Monster Vault
- Genre: Role-playing game
- Publisher: Wizards of the Coast
- Publication date: 2010
- Media type: Print
- ISBN: 978-0786956319

= Monster Vault =

2010 role-playing game supplement

Monster Vault is a supplement to the 4th edition of the Dungeons & Dragons role-playing game.

==Contents==
Monster Vault collects the monsters of the Dungeons & Dragons world in one box and presents all-new variants, including new spins on such monsters as dragons, orcs, and vampires. In addition to combat statistics, each monster entry comes with story information to help DMs incorporate the monsters into their adventures and campaigns. This box also contains die-cut tokens for the monsters that appear within, as well as a 32-page adventure that showcases several of the monsters.

==Publication history==
Monster Vault was written by Logan Bonner, Matthew Sernett, and Rodney Thompson, and published in 2010.

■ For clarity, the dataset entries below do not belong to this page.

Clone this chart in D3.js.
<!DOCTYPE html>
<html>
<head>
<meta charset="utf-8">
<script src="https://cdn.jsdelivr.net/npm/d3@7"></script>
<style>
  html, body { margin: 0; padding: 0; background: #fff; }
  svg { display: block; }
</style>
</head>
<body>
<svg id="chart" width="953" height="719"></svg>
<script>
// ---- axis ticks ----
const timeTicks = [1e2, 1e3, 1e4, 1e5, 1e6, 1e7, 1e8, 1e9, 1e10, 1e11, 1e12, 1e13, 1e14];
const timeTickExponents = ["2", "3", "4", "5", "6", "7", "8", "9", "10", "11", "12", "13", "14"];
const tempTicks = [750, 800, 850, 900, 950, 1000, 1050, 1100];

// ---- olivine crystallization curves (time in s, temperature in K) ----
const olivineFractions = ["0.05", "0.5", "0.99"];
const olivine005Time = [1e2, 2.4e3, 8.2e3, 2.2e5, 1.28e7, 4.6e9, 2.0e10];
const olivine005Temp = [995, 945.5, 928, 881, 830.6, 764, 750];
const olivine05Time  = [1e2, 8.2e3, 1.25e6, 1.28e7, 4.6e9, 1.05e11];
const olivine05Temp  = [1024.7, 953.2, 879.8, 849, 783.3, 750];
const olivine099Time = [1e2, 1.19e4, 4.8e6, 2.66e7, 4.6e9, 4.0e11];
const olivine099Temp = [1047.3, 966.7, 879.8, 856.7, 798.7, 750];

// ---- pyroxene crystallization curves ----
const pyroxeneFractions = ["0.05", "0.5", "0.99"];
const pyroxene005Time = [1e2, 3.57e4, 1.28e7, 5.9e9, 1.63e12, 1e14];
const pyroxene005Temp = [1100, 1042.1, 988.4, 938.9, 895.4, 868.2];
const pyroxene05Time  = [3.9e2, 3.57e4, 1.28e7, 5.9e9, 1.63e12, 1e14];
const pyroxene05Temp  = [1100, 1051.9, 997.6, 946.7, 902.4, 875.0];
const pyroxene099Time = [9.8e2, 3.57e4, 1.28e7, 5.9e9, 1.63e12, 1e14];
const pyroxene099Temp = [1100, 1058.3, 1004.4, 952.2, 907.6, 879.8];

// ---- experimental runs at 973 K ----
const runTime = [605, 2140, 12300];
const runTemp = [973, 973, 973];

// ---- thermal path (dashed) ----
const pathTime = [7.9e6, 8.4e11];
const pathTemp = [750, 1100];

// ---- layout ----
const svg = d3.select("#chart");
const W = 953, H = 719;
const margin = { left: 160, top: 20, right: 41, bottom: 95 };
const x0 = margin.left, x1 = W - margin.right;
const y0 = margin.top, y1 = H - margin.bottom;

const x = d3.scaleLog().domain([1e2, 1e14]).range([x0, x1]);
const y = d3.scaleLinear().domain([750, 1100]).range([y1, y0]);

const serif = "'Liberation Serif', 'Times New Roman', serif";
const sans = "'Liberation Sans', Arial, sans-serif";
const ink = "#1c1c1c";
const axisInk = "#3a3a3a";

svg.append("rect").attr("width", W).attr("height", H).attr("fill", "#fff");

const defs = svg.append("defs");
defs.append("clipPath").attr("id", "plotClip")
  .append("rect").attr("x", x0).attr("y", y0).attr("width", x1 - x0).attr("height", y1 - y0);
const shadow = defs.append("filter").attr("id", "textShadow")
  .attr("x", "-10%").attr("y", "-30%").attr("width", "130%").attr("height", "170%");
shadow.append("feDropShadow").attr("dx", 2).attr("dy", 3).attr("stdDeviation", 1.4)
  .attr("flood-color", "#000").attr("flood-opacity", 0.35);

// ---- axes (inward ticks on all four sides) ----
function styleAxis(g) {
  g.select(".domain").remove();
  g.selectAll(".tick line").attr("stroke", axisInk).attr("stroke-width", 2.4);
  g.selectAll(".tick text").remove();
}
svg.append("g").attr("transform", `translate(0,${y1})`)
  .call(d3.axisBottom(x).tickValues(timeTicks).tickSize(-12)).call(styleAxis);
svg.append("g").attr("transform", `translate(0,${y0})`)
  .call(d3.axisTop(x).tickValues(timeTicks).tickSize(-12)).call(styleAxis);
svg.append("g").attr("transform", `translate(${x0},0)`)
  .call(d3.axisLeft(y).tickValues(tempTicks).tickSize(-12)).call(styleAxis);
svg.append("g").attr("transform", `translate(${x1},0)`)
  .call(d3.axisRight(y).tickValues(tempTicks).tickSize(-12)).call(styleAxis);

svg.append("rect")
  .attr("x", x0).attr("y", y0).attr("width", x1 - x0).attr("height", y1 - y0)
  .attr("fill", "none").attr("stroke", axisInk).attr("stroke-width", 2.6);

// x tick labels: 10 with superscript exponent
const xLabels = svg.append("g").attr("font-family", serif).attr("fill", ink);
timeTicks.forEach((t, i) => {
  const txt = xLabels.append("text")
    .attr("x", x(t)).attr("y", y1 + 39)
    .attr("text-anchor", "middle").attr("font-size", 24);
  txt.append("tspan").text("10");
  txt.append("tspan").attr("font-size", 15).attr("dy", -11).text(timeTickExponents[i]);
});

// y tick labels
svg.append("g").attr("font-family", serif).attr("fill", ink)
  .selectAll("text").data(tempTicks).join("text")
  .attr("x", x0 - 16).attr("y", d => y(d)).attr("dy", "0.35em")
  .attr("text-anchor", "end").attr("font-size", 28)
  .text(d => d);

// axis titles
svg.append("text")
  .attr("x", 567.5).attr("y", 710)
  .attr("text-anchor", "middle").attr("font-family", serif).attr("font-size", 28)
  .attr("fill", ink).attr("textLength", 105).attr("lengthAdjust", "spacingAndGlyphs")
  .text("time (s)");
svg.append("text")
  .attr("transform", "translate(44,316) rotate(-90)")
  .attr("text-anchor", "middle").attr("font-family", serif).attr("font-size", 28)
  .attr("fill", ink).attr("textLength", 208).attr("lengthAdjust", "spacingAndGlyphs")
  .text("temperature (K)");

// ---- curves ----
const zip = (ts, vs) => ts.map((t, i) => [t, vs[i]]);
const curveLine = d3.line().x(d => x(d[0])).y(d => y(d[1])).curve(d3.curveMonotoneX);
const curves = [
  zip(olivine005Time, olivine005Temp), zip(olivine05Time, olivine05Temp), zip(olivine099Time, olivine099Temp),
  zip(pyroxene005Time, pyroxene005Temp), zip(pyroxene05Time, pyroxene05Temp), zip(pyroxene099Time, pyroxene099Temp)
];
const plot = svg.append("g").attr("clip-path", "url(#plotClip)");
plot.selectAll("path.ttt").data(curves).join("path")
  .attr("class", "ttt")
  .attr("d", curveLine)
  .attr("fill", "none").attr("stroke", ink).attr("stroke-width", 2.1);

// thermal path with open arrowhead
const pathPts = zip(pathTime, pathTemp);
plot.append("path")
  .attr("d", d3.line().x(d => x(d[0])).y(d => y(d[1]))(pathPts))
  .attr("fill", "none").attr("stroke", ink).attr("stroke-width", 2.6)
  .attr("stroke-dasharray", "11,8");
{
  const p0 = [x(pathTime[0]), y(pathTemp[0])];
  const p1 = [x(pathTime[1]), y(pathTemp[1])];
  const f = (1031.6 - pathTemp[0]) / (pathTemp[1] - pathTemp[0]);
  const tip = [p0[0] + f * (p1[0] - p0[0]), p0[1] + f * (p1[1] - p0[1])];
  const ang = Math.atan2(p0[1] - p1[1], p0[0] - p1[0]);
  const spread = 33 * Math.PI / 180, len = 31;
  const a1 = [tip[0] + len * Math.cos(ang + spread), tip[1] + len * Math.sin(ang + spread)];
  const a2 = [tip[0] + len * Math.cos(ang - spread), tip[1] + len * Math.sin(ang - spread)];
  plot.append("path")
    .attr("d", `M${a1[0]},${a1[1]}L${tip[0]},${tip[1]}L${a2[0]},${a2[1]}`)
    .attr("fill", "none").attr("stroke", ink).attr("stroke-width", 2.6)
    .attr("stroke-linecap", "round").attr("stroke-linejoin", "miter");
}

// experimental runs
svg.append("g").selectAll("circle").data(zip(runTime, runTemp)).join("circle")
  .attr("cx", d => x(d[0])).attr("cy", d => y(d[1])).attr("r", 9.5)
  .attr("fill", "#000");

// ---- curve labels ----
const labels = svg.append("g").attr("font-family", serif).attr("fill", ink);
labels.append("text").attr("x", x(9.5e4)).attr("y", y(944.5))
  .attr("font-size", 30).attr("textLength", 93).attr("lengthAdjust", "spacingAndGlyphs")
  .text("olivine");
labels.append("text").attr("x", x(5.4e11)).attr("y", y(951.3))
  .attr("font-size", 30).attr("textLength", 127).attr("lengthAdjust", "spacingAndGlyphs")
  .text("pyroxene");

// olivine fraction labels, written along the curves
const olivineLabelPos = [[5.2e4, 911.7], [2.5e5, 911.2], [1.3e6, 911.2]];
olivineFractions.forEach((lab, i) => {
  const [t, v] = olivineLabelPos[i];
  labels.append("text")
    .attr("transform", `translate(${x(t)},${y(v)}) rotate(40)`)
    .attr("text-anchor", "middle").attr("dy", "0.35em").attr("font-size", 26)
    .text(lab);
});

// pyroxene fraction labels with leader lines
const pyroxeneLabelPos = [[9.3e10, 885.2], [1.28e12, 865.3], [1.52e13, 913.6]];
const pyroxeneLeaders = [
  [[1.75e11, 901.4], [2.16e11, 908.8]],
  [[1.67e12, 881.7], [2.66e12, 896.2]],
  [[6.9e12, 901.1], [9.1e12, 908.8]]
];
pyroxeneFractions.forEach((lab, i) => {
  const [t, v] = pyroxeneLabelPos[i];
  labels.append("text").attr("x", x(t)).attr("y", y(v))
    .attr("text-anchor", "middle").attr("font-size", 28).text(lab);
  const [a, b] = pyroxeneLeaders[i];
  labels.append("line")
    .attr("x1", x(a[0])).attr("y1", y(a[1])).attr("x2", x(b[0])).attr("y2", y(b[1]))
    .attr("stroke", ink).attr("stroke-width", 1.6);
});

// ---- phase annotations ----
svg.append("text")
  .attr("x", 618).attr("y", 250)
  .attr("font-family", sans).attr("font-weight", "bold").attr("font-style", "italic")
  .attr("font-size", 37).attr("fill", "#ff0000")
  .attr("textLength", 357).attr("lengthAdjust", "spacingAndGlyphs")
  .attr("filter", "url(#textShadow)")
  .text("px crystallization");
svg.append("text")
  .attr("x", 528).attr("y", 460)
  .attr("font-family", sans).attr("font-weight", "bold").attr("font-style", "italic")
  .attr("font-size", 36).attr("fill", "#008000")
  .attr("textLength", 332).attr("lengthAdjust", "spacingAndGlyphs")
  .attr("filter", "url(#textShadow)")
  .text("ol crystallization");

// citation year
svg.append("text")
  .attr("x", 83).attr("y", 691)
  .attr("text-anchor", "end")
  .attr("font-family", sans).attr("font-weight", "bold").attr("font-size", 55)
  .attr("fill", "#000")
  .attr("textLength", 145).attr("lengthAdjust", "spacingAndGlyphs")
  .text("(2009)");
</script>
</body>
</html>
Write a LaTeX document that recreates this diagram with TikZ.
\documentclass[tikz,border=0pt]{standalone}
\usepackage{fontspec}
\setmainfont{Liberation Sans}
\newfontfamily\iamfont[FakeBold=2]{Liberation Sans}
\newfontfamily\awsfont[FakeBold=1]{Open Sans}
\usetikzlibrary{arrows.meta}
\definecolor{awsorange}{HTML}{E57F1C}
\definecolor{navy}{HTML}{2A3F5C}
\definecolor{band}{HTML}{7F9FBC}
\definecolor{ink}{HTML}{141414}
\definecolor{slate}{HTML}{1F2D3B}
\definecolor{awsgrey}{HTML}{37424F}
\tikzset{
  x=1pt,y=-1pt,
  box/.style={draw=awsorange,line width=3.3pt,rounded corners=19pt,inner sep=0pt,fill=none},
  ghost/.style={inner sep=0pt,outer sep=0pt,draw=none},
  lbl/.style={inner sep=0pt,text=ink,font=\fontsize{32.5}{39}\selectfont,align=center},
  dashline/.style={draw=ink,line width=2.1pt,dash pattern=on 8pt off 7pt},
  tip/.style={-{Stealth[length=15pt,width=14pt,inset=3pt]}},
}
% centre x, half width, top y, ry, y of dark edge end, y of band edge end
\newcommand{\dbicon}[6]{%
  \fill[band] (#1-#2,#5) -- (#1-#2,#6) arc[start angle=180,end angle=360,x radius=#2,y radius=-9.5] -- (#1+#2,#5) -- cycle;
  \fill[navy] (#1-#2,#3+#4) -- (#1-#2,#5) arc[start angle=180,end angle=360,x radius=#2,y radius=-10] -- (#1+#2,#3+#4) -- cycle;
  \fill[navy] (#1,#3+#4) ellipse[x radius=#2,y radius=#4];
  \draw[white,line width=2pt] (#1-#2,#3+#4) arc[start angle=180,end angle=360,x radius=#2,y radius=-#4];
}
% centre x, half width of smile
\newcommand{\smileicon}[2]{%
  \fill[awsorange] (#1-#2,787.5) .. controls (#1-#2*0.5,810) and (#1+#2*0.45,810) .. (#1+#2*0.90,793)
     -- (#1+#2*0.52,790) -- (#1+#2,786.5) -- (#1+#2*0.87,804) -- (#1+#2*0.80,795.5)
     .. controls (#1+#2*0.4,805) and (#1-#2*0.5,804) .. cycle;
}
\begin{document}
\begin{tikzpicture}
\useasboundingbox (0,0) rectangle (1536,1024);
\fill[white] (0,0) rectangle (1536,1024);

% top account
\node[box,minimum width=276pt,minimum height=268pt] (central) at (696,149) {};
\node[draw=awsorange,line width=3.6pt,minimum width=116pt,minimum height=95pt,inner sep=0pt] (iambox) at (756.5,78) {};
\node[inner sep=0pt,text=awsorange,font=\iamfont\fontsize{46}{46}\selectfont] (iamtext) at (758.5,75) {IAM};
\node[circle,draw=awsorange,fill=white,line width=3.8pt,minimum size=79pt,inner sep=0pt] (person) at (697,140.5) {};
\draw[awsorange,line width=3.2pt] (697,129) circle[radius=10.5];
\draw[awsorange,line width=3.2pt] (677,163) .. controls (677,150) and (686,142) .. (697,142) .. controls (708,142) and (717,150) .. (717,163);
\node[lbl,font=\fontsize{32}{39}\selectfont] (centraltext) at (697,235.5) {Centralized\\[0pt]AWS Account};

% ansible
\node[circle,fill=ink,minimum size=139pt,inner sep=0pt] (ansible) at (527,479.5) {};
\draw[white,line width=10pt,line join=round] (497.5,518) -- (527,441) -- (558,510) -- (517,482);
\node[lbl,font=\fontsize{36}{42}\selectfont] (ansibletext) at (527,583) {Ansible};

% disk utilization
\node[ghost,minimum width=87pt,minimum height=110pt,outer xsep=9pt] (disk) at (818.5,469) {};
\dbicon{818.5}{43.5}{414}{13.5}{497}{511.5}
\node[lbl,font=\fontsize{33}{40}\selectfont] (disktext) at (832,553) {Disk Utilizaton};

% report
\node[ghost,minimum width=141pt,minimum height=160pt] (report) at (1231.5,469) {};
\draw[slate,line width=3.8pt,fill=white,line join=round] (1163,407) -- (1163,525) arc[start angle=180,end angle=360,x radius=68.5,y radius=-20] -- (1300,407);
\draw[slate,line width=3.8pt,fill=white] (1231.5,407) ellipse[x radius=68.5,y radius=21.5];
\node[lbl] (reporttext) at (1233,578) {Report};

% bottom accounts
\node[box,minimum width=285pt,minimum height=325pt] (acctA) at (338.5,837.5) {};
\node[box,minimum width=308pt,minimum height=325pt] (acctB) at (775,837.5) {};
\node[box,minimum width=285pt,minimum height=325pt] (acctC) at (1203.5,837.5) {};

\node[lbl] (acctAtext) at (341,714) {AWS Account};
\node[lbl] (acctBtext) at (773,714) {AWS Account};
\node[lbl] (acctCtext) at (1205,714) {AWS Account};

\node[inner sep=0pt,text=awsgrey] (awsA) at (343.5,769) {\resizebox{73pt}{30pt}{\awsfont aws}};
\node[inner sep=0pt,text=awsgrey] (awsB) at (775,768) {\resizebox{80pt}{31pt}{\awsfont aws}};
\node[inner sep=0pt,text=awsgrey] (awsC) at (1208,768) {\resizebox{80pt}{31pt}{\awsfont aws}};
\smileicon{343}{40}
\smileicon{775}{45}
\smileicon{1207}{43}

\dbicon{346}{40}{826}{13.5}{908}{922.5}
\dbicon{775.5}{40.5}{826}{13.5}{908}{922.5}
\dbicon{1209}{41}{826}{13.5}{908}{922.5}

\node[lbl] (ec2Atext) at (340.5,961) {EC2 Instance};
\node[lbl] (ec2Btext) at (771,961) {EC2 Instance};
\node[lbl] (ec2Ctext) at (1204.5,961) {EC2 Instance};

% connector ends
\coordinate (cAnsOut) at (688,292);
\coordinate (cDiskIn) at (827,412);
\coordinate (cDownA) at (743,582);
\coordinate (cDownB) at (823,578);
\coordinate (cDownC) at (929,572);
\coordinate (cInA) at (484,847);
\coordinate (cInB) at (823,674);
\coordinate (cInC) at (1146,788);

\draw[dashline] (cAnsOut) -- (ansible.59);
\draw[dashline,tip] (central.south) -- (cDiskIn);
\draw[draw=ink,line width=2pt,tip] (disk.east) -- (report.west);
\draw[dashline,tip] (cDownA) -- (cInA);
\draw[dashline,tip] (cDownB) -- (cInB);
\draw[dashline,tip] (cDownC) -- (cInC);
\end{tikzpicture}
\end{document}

Shannon Appelcline commented on Essentials, the last significant expansion in 2010 for Fourth Edition Dungeons & Dragons: "Trade paperbacks like Heroes of the Fallen Lands (2010) offered rules for a variety of character classes in a trade paperback that was about half the price of one of fourth edition’s hardcover books; while other boxed sets like Monster Vault (2010) added to the board-game like components of 4e by including not just a book of monsters but also tokens to represent those monsters in-game. Besides making D&D cheaper and simpler for new players, Essentials also walked back some of the changes made by the 4e rules, such as getting rid of fighters' daily powers, to once more increase the differentiation between fighter and spellcaster classes."

==Reception==
Monster Vault received the silver ENnie Award for Best Monster/Adversary.